Guest Column: These Are the Best of Times (Really)
Marketers are concerned with clients’ goals, and can design products around them and, most importantly, measure their effectiveness. They know how many impressions will produce a lead, what the true value of an e-newsletter ad is, how long someone read about the clients’ businesses online or how many times their sponsored podcast was heard. A good sales rep/marketer can figure out a client’s share of the market and who is most likely to buy based on the business demographics they received from the database managers. Producing a consolidated lead-generation report with reader-service inquiries, inbound-call activity, Web site and e-newsletter clicks, webinar attendance and digital-edition readership that views clients’ ads—or better yet, clicks through to their Web sites—that’s gold in a marketer’s hand.

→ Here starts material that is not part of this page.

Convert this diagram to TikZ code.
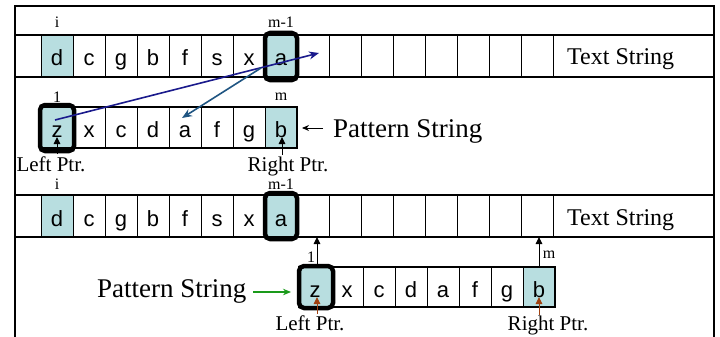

The bottom line is that our actions in our daily work and the value we bring to our niche industries has never been so easy to measure. In 1980, our return on investment (ROI) argument was pretty simple. To begin with, we didn’t have digital concerns. Everything was print or face-to-face. And ROI measurement was determined by a Readex survey, bingo cards received in the mail or possibly telephone calls our advertisers received with a mention of “I saw your ad in … .”
Those things still have some value, but that really seems like a lifetime ago. As a publisher in the media industry, ROI has been the holy grail we all have strived to obtain. It’s here—or rather has been here for several years. It doesn’t matter if we’re talking about ROI for editors or our advertisers. It’s all measurable, and it’s becoming easier every day—if you’re willing to evolve.